Every Breath by Ellie Marney
Summary:When James Mycroft drags Rachel Watts off on a night mission to the Melbourne Zoo, the last thing she expects to find is the mutilated body of Homeless Dave, one of Mycroft's numerous eccentric friends. But Mycroft's passion for forensics leads him to realize that something about the scene isn't right--and he wants Watts to help him investigate the murder.
While Watts battles her attraction to bad-boy Mycroft, he's busy getting himself expelled and clashing with the police, becoming murder suspect number one.
This is an impressive and well-written mystery that grips you from the start and doesn’t let go until the very last page. It may not be especially mind-blowing or unpredictable in its reveal, but the wonderful cast of characters makes up for that.
When Rachel Watts and James Mycroft go to the zoo, they’re shocked to find the murdered body of a man known as “Homeless Dave.” When it soon becomes clear that the police aren’t going to be any help solving the case, Rachel and James decide to take matters into their own hands and try to find the murderer themselves.
Rachel is a well-written and relatable protagonist. She may be a bit on the quiet side, but she is extremely intelligent and observant, and is always there for her friends.
Mycroft is complex and realistic. He’s got a tragic backstory, but he’s also got a charm that constantly radiates off of him.
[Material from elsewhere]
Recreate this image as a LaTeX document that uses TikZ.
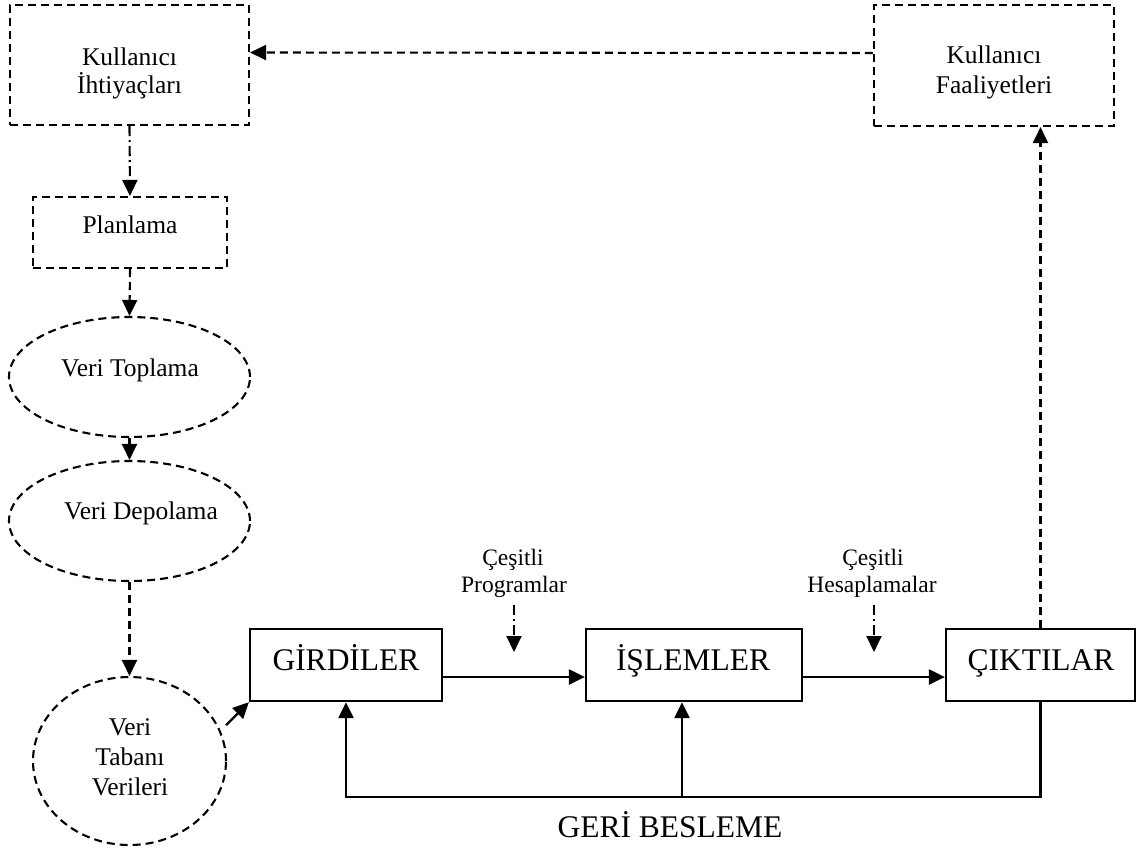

Mycroft and Rachel have absolutely wonderful chemistry. They start out the book as friends, but it’s clear there’s something more to their dynamic than that, and it’s absolutely wonderful watching their relationship progress throughout the story.
The supporting characters also have their own amount of depth and backstory. The characterization of Rachel’s friends Mai and Gus, as well as her brother Mike, was especially superb and noteworthy.
The mystery itself is where I felt the story was a bit lacking. I wasn’t completely mind-blown or surprised when the culprit was revealed, and I wish there were simply more red herrings as to their identity so the reveal could come as a bit more of a surprise.
The story takes a little while to really get going, but once you’re fully invested in the story, you won’t be able to put it down. I have not seen Sherlock Holmes, so I can’t say how this does as a retelling of that story, but on its own this is a strong beginning to what is sure to be an amazing series.